Low inventory, record-high prices stressing Nanaimo real estate market

Apr 27, 2017 | 6:12 PM

NANAIMO — An imbalanced mid-island real estate market has raised tensions for many people linked to the industry, according to the president of the Vancouver Island Real Estate Board.

Janice Stromar said an inventory shortage is pushing sale prices to record levels.

“As long as the demand remains more than the supply, the prices will keep going up,” Stromar, a Nanaimo realtor, told NanaimoNewsNOW.

She said just 200 single-family homes were for sale in the Nanaimo area last month, enough to satisfy demand for only two months. She noted a balanced market would have at least 500 homes up for grabs.

The average sale price of a Nanaimo area single-family home in March was a record-high $502,696, 15 per cent higher than March of last year. Stromar noted 81 of the 83 multi-family homes that had for sale signs in Nanaimo last month exchanged hands.
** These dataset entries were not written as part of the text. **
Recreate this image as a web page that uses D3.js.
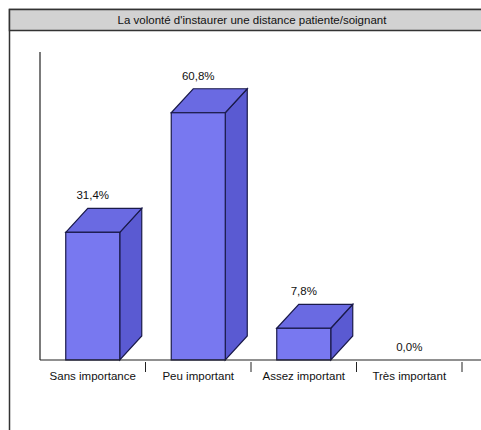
<!DOCTYPE html>
<html><head><meta charset="utf-8">
<script src="https://cdn.jsdelivr.net/npm/d3@7/dist/d3.min.js"></script>
<style>body{margin:0;background:#fff;} svg{display:block;}</style>
</head><body>
<script>
const categories = ["Sans importance", "Peu important", "Assez important", "Très important"];
const values = [31.4, 60.8, 7.8, 0.0];
const valueLabels = ["31,4%", "60,8%", "7,8%", "0,0%"];
const title = "La volonté d'instaurer une distance patiente/soignant";

const W = 481, H = 430;
const svg = d3.select("body").append("svg").attr("width", W).attr("height", H);

// frame
svg.append("rect").attr("x", 9.5).attr("y", 9.5).attr("width", 490).attr("height", 440)
  .attr("fill", "#fff").attr("stroke", "#333").attr("stroke-width", 1.5);
svg.append("rect").attr("x", 9.5).attr("y", 9.5).attr("width", 490).attr("height", 21)
  .attr("fill", "#d2d2d2").attr("stroke", "#333").attr("stroke-width", 1.5);
svg.append("text").attr("x", 252).attr("y", 24).attr("text-anchor", "middle")
  .attr("font-family", "Liberation Sans, Arial, sans-serif").attr("font-size", 11.5)
  .attr("fill", "#111").text(title);

const x0 = 40, x1 = 462, yB = 360, yT = 55;
const x = d3.scaleBand().domain(categories).range([x0, x1]).padding(0);
const y = d3.scaleLinear().domain([0, 75]).range([yB, yT]);
const bw = 54, dx = 22, dy = 24;

const g = svg.append("g");
categories.forEach((c, i) => {
  const v = values[i];
  const cx = x(c) + x.bandwidth() / 2;
  const xl = cx - bw / 2, xr = cx + bw / 2, yt = y(v);
  if (v > 0) {
    // side
    g.append("path").attr("d", `M${xr},${yt}L${xr+dx},${yt-dy}L${xr+dx},${yB-dy}L${xr},${yB}Z`)
      .attr("fill", "#5a5ad2").attr("stroke", "#1a1a4a").attr("stroke-width", 1.2);
    // top
    g.append("path").attr("d", `M${xl},${yt}L${xl+dx},${yt-dy}L${xr+dx},${yt-dy}L${xr},${yt}Z`)
      .attr("fill", "#6a6ae2").attr("stroke", "#1a1a4a").attr("stroke-width", 1.2);
    // front
    g.append("rect").attr("x", xl).attr("y", yt).attr("width", bw).attr("height", yB - yt)
      .attr("fill", "#7878f0").attr("stroke", "#1a1a4a").attr("stroke-width", 1.2);
  }
  g.append("text").attr("x", cx).attr("y", (v > 0 ? yt - dy : yB) - 9)
    .attr("text-anchor", "middle").attr("font-family", "Liberation Sans, Arial, sans-serif")
    .attr("font-size", 11.5).attr("fill", "#111").text(valueLabels[i]);
});

// axes
svg.append("line").attr("x1", x0).attr("x2", x0).attr("y1", 52).attr("y2", yB)
  .attr("stroke", "#222").attr("stroke-width", 1.2);
const xAxis = d3.axisBottom(x).tickSize(0).tickPadding(12);
const ax = svg.append("g").attr("transform", `translate(0,${yB})`).call(xAxis);
ax.select(".domain").attr("d", `M${x0},0H${W}`).attr("stroke", "#222").attr("stroke-width", 1.2);
ax.selectAll("text").attr("font-family", "Liberation Sans, Arial, sans-serif")
  .attr("font-size", 11.5).attr("fill", "#111");
// separators between categories
categories.forEach((c, i) => {
  const xs = x(c) + x.bandwidth();
  ax.append("line").attr("x1", xs).attr("x2", xs).attr("y1", 2).attr("y2", 12)
    .attr("stroke", "#222").attr("stroke-width", 1);
});
</script>
</body></html>
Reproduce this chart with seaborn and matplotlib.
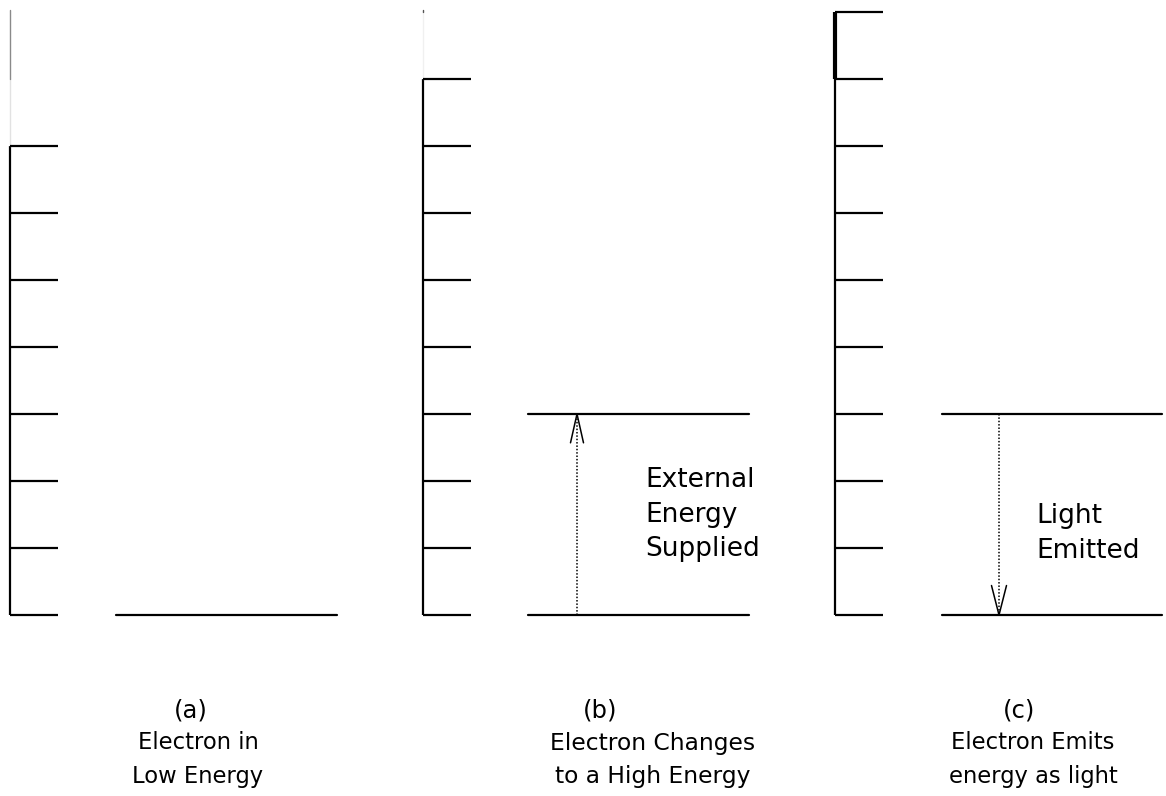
import matplotlib
matplotlib.use("Agg")
import matplotlib.pyplot as plt
import seaborn as sns
import pandas as pd

# ---------------- data ----------------
panel_ids = ["a", "b", "c"]
panel_tags = ["(a)", "(b)", "(c)"]
panel_captions = ["Electron in\nLow Energy",
                  "Electron Changes\nto a High Energy",
                  "Electron Emits\nenergy as light"]
tick_counts = [8, 9, 10]            # number of energy-level ticks on each scale
electron_levels = [[0], [0, 3], [3, 0]]
transition_from = [None, 0, 3]
transition_to = [None, 3, 0]
transition_labels = [None, "External\nEnergy\nSupplied", "Light\nEmitted"]

# ---------------- layout / style ----------------
sns.set_style("white")
plt.rcParams["font.family"] = ["DejaVu Sans"]
plt.rcParams["text.color"] = "black"

W, H = 1166, 796
fig = plt.figure(figsize=(W / 100, H / 100), dpi=100)

panel_left_px = [10, 423, 835]
panel_w_px = 330
y0_px, y9_px = 615, 12
tick_len = 48
elec_x = [(106, 327), (105, 326), (107, 327)]
arrow_x = [None, 154, 164]
head_len = [None, 0.43, 0.44]
head_hw = [None, 6.5, 7.5]
label_x = [None, 222, 201]
label_y = [None, 1.50, 1.22]
tag_x = [181, 177, 184]
cap_x = [188, 230, 198]
cap_size = [16.3, 16.8, 16.3]
cap_ls = [1.6, 1.55, 1.6]
lw = 1.6

for i, pid in enumerate(panel_ids):
    ax = fig.add_axes([panel_left_px[i] / W, (H - y0_px) / H,
                       panel_w_px / W, (y0_px - y9_px) / H])

    n = tick_counts[i]
    levels = list(range(n))
    top = n - 1
    # solid energy scale
    ax.plot([0, 0], [0, top], color="black", lw=lw, clip_on=False,
            solid_capstyle="butt")
    # faint continuation above the last tick
    if pid == "a":
        ax.plot([0, 0], [top, 8], color="#e2e2e2", lw=1.0, clip_on=False)
        ax.plot([0, 0], [8, 9.03], color="#8a8a8a", lw=1.0, clip_on=False)
    elif pid == "b":
        ax.plot([0, 0], [top, 9.03], color="#f0f0f0", lw=1.0, clip_on=False)
        ax.plot([0, 0], [9.0, 9.03], color="#555555", lw=1.0, clip_on=False)
    else:
        ax.plot([0, 0], [8, 9], color="black", lw=3.0, clip_on=False,
                solid_capstyle="butt")
    # level ticks
    ax.hlines(levels, 0, tick_len, color="black", lw=lw, clip_on=False)

    # electron levels (seaborn)
    df = pd.DataFrame({
        "x": [elec_x[i][0], elec_x[i][1]] * len(electron_levels[i]),
        "y": [lv for lv in electron_levels[i] for _ in range(2)],
        "u": [k for k in range(len(electron_levels[i])) for _ in range(2)],
    })
    sns.lineplot(data=df, x="x", y="y", units="u", estimator=None,
                 color="black", lw=lw, ax=ax, legend=False, clip_on=False)
    ax.set_xlim(0, panel_w_px)
    ax.set_ylim(0, 9)
    ax.axis("off")

    # transition arrow
    if transition_from[i] is not None:
        f, t = transition_from[i], transition_to[i]
        xa = arrow_x[i]
        ax.plot([xa, xa], [f, t], color="black", lw=1.1, ls=(0, (1, 1.2)),
                clip_on=False)
        d = 1 if t > f else -1
        ax.plot([xa - head_hw[i], xa, xa + head_hw[i]],
                [t - d * head_len[i], t, t - d * head_len[i]],
                color="black", lw=1.1, clip_on=False)
        ax.text(label_x[i], label_y[i], transition_labels[i], ha="left",
                va="center", fontsize=19, linespacing=1.43,
                family=["DejaVu Sans"], color="black")

    # captions
    ax.text(tag_x[i], -1.42, panel_tags[i], ha="center", va="center",
            fontsize=17.5, family=["DejaVu Sans"],
            color="black", clip_on=False)
    ax.text(cap_x[i], -2.16, panel_captions[i], ha="center", va="center",
            fontsize=cap_size[i], linespacing=cap_ls[i],
            multialignment="center", family=["DejaVu Sans"], color="black",
            clip_on=False)

fig.savefig("out.png", dpi=100, facecolor="white")
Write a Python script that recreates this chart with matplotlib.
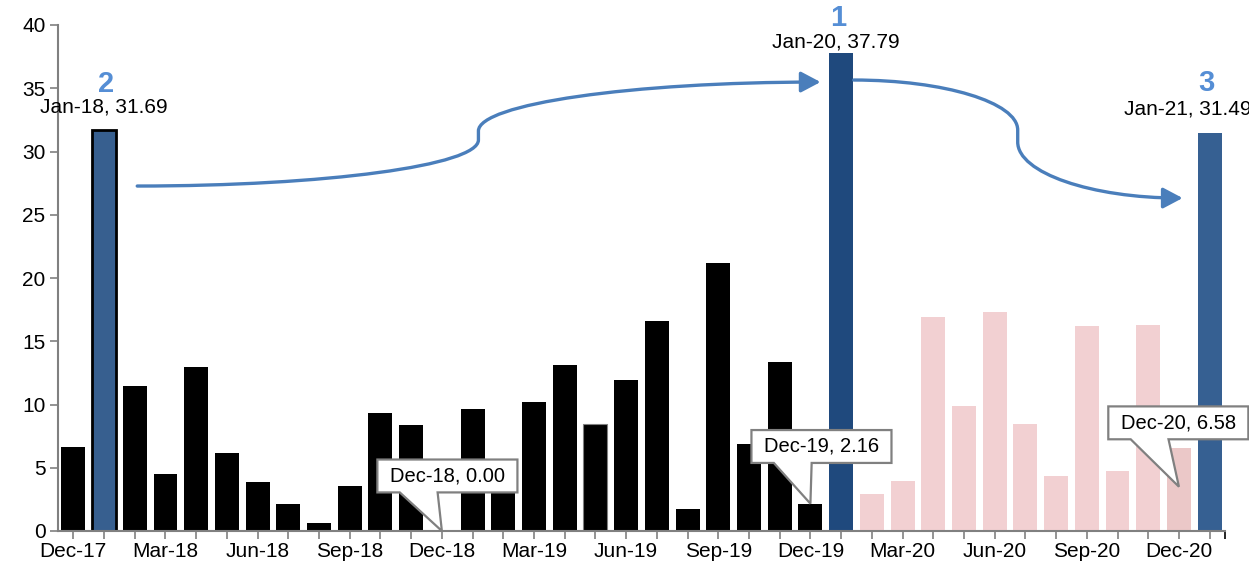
import matplotlib
matplotlib.use('Agg')
import matplotlib.pyplot as plt
from matplotlib.path import Path
from matplotlib.patches import FancyArrowPatch, Polygon

plt.rcParams['font.family'] = ['Liberation Sans', 'DejaVu Sans']

months = ['Dec-17', 'Jan-18', 'Feb-18', 'Mar-18', 'Apr-18', 'May-18', 'Jun-18',
          'Jul-18', 'Aug-18', 'Sep-18', 'Oct-18', 'Nov-18', 'Dec-18',
          'Jan-19', 'Feb-19', 'Mar-19', 'Apr-19', 'May-19', 'Jun-19',
          'Jul-19', 'Aug-19', 'Sep-19', 'Oct-19', 'Nov-19', 'Dec-19',
          'Jan-20', 'Feb-20', 'Mar-20', 'Apr-20', 'May-20', 'Jun-20',
          'Jul-20', 'Aug-20', 'Sep-20', 'Oct-20', 'Nov-20', 'Dec-20', 'Jan-21']
values = [6.65, 31.69, 11.43, 4.49, 12.96, 6.17, 3.84,
          2.13, 0.63, 3.55, 9.35, 8.36, 0.00,
          9.62, 4.2, 10.23, 13.16, 8.44, 11.91,
          16.57, 1.71, 21.15, 6.91, 13.39, 2.16,
          37.79, 2.96, 3.92, 16.89, 9.92, 17.29,
          8.42, 4.38, 16.23, 4.72, 16.32, 6.58, 31.49]

# highlighted peaks: (index, rank number)
peaks = [(25, '1'), (1, '2'), (37, '3')]
# callouts for December values
callouts = ['Dec-18', 'Dec-19', 'Dec-20']

colors = ['#F2D0D2' if m.endswith('-20') else 'black' for m in months]
colors[1] = '#375F8F'
colors[25] = '#1F497D'
colors[36] = '#EBC8C8'
colors[37] = '#366092'
edges = list(colors)
edges[1] = 'black'
edges[17] = '#808080'
widths = [0] * len(months)
widths[1] = 2
widths[17] = 0.8

fig = plt.figure(figsize=(12.49, 5.64), dpi=100)
ax = fig.add_axes([58 / 1249, 33 / 564, 1167 / 1249, 506 / 564])

x = list(range(len(months)))
ax.bar(x, values, width=0.78, color=colors, edgecolor=edges, linewidth=widths, zorder=2)

ax.set_xlim(-0.5, len(months) - 0.5)
ax.set_ylim(0, 40)
ax.set_yticks(range(0, 41, 5))
ax.set_xticks(x)
ax.set_xticklabels([m if i % 3 == 0 else '' for i, m in enumerate(months)])
ax.set_xticks([len(months) - 0.5], minor=True)
ax.tick_params(axis='both', colors='#808080', labelcolor='black', labelsize=15)
ax.tick_params(axis='x', which='both', length=6, width=1.2, pad=2)
ax.tick_params(axis='y', length=6, width=1.2, pad=3)
for s in ['top', 'right']:
    ax.spines[s].set_visible(False)
for s in ['left', 'bottom']:
    ax.spines[s].set_color('#808080')
    ax.spines[s].set_linewidth(1.5)

# peak labels (offsets in points relative to bar tops)
label_offsets = {1: (0, 17), 25: (-3.5, 8), 37: (-16, 17)}
num_offsets = {1: (1.5, 33), 25: (-2, 25), 37: (-2, 36)}
for i, num in peaks:
    ax.annotate(f'{months[i]}, {values[i]:.2f}', (i, values[i]),
                xytext=label_offsets[i], textcoords='offset points',
                ha='center', va='center', fontsize=15, annotation_clip=False)
    ax.annotate(num, (i, values[i]), xytext=num_offsets[i],
                textcoords='offset points', ha='center', va='center',
                fontsize=21, fontweight='bold', color='#558ED5',
                annotation_clip=False)

# December callouts: box centre, tip height (data units)
callout_box = {'Dec-18': (12.18, 4.35), 'Dec-19': (24.36, 6.68), 'Dec-20': (35.98, 8.55)}
callout_tip = {'Dec-18': 0.0, 'Dec-19': 2.16, 'Dec-20': 3.5}
box_w, box_h = 4.56, 2.6
for m in callouts:
    i = months.index(m)
    cx, cy = callout_box[m]
    left, right = cx - box_w / 2, cx + box_w / 2
    top, bot = cy + box_h / 2, cy - box_h / 2
    shape = [(left, top), (right, top), (right, bot),
             (left + 0.43 * box_w, bot), (i, callout_tip[m]),
             (left + 0.16 * box_w, bot), (left, bot)]
    ax.add_patch(Polygon(shape, closed=True, fc='white', ec='#808080', lw=1.6,
                         zorder=5, joinstyle='miter', clip_on=False))
    ax.text(cx, cy, f'{m}, {values[i]:.2f}', ha='center', va='center',
            fontsize=14.5, zorder=6)

# curved arrows between peaks
arrow_color = '#4A7EBB'
k = 0.552
def s_curve(x0, y0, xm, ya, yb, x1, y1):
    verts = [(x0, y0), (x0 + k * (xm - x0), y0), (xm, ya - k * (ya - y0)), (xm, ya),
             (xm, yb),
             (xm, yb + k * (y1 - yb)), (x1 - k * (x1 - xm), y1), (x1, y1)]
    codes = [Path.MOVETO, Path.CURVE4, Path.CURVE4, Path.CURVE4,
             Path.LINETO,
             Path.CURVE4, Path.CURVE4, Path.CURVE4]
    return Path(verts, codes)

for p in [s_curve(2.08, 27.27, 13.19, 30.91, 31.62, 24.33, 35.49),
          s_curve(25.41, 35.65, 30.75, 31.70, 30.75, 36.12, 26.32)]:
    arr = FancyArrowPatch(path=p, arrowstyle='-|>,head_length=0.85,head_width=0.45',
                          mutation_scale=14, color=arrow_color, lw=2.4,
                          transform=ax.transData, zorder=4)
    ax.add_patch(arr)

fig.savefig('out.png', dpi=100)
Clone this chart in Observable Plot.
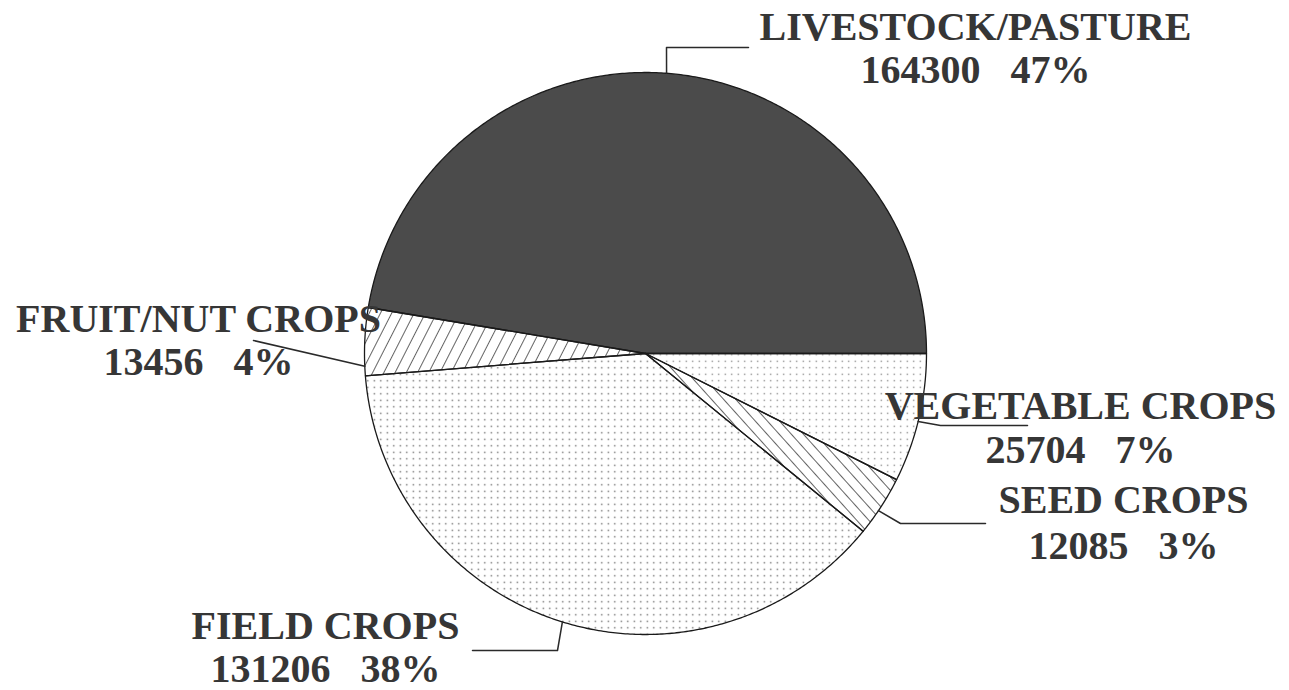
<!DOCTYPE html>
<html><head><meta charset="utf-8">
<script src="https://cdn.jsdelivr.net/npm/d3@7"></script>
<script src="https://cdn.jsdelivr.net/npm/@observablehq/plot@0.6"></script>
<style>
body{margin:0;background:#fff}
#chart svg{display:block}
</style>
</head><body>
<svg width="0" height="0" style="position:absolute">
  <defs>
    <pattern id="dotsA" patternUnits="userSpaceOnUse" width="6.5" height="6.5">
      <rect x="2.6" y="2.6" width="1.4" height="1.4" fill="#6a6a6a"/>
    </pattern>
    <pattern id="dotsB" patternUnits="userSpaceOnUse" width="6.5" height="6.5">
      <rect x="2.6" y="2.6" width="1.3" height="1.3" fill="#7a7a7a"/>
    </pattern>
    <pattern id="hatchA" patternUnits="userSpaceOnUse" width="10" height="10" patternTransform="rotate(27)">
      <line x1="0" y1="-2" x2="0" y2="12" stroke="#222" stroke-width="1.4"/>
    </pattern>
    <pattern id="hatchB" patternUnits="userSpaceOnUse" width="9" height="9" patternTransform="rotate(-42)">
      <line x1="0" y1="-2" x2="0" y2="11" stroke="#222" stroke-width="1.4"/>
    </pattern>
  </defs>
</svg>
<div id="chart"></div>
<script>
// ---- data ----
const categories = ["LIVESTOCK/PASTURE", "FRUIT/NUT CROPS", "FIELD CROPS", "SEED CROPS", "VEGETABLE CROPS"];
const values = [164300, 13456, 131206, 12085, 25704];
const percents = ["47%", "4%", "38%", "3%", "7%"];

// ---- styles / layout ----
const fills = ["#4b4b4b", "url(#hatchA)", "url(#dotsA)", "url(#hatchB)", "url(#dotsB)"];
const W = 1289, H = 690, cx = 645, cy = 353, R = 281;
const layout = [
  {tx: 975, ty1: 39, ty2: 82, a: 85.7, elbow: [666, 47], end: [748, 47]},
  {tx: 198, ty1: 331, ty2: 374, a: 182.6, elbow: null, end: [253, 340]},
  {tx: 325, ty1: 638, ty2: 681, a: 252.8, elbow: [557, 650], end: [472, 650]},
  {tx: 1123, ty1: 512, ty2: 558, a: 326, elbow: [900, 523], end: [985, 523]},
  {tx: 1080, ty1: 418, ty2: 462, a: 346, elbow: [940, 425], end: [1027, 425]}
];

const total = d3.sum(values);
const ends = d3.cumsum(values);
const rad = d => d * Math.PI / 180;
const pt = deg => [cx + R * Math.cos(rad(deg)), cy - R * Math.sin(rad(deg))];

// wedges (counterclockwise from east)
const wedges = categories.map((c, i) => {
  const a0 = (ends[i] - values[i]) / total * 360;
  const a1 = ends[i] / total * 360;
  const pts = [[cx, cy]];
  const n = Math.max(4, Math.ceil((a1 - a0) / 0.5));
  for (let k = 0; k <= n; k++) pts.push(pt(a0 + (a1 - a0) * k / n));
  pts.push([cx, cy]);
  return pts.map(([x, y]) => ({cat: c, x, y}));
});

const leaders = categories.map((c, i) => {
  const L = layout[i];
  const pts = [pt(L.a)];
  if (L.elbow) pts.push(L.elbow);
  pts.push(L.end);
  return pts.map(([x, y]) => ({cat: c, x, y}));
}).flat();

const labels1 = categories.map((c, i) => ({x: layout[i].tx, y: layout[i].ty1, t: c}));
const labels2 = categories.map((c, i) => ({x: layout[i].tx, y: layout[i].ty2, t: values[i] + "\u00a0\u00a0\u00a0" + percents[i]}));

const textOpts = {x: "x", y: "y", text: "t", fontFamily: "'Liberation Serif', 'Times New Roman', serif",
  fontWeight: "bold", fontSize: 40, fill: "#363636", textAnchor: "middle", lineAnchor: "bottom"};

const plot = Plot.plot({
  width: W, height: H, margin: 0,
  style: {background: "#fff"},
  x: {domain: [0, W], range: [0, W], axis: null},
  y: {domain: [0, H], range: [0, H], axis: null},
  marks: [
    ...wedges.map((w, i) => Plot.line(w, {x: "x", y: "y", fill: fills[i], stroke: "#1a1a1a", strokeWidth: 1.3, strokeLinejoin: "round"})),
    Plot.line(leaders, {x: "x", y: "y", z: "cat", stroke: "#2a2a2a", strokeWidth: 1.5}),
    Plot.text(labels1, textOpts),
    Plot.text(labels2, textOpts)
  ]
});
document.getElementById("chart").append(plot);
</script>
</body></html>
Stromar said multiple offers on a home has become the new norm, after only happening occasionally in the past. She said she’s often finding herself closely counseling clients looking to buy.

“And telling them to not perhaps look at the maximum amount they want to spend, to look at houses slightly less than that so they have more buying power when it comes to making an offer on a home.”

Stromar said some homeowners are only selling if they can find another place to go.

“It’s not a rampant condition that we see, (but) it does happen.”

Stromar said a seller’s market is tough on most people involved, with the exception being those downsizing or the few cashing out to a more affordable market.

She noted life has been a rough for many of the estimated 375 realtors in the Nanaimo-area who are burdened by a severe lack of listings. She said the imbalanced market issue has been present for the past year in Nanaimo.

Stromar expected inventory levels to improve over the next few months and the rapid rise in average sale price to slow.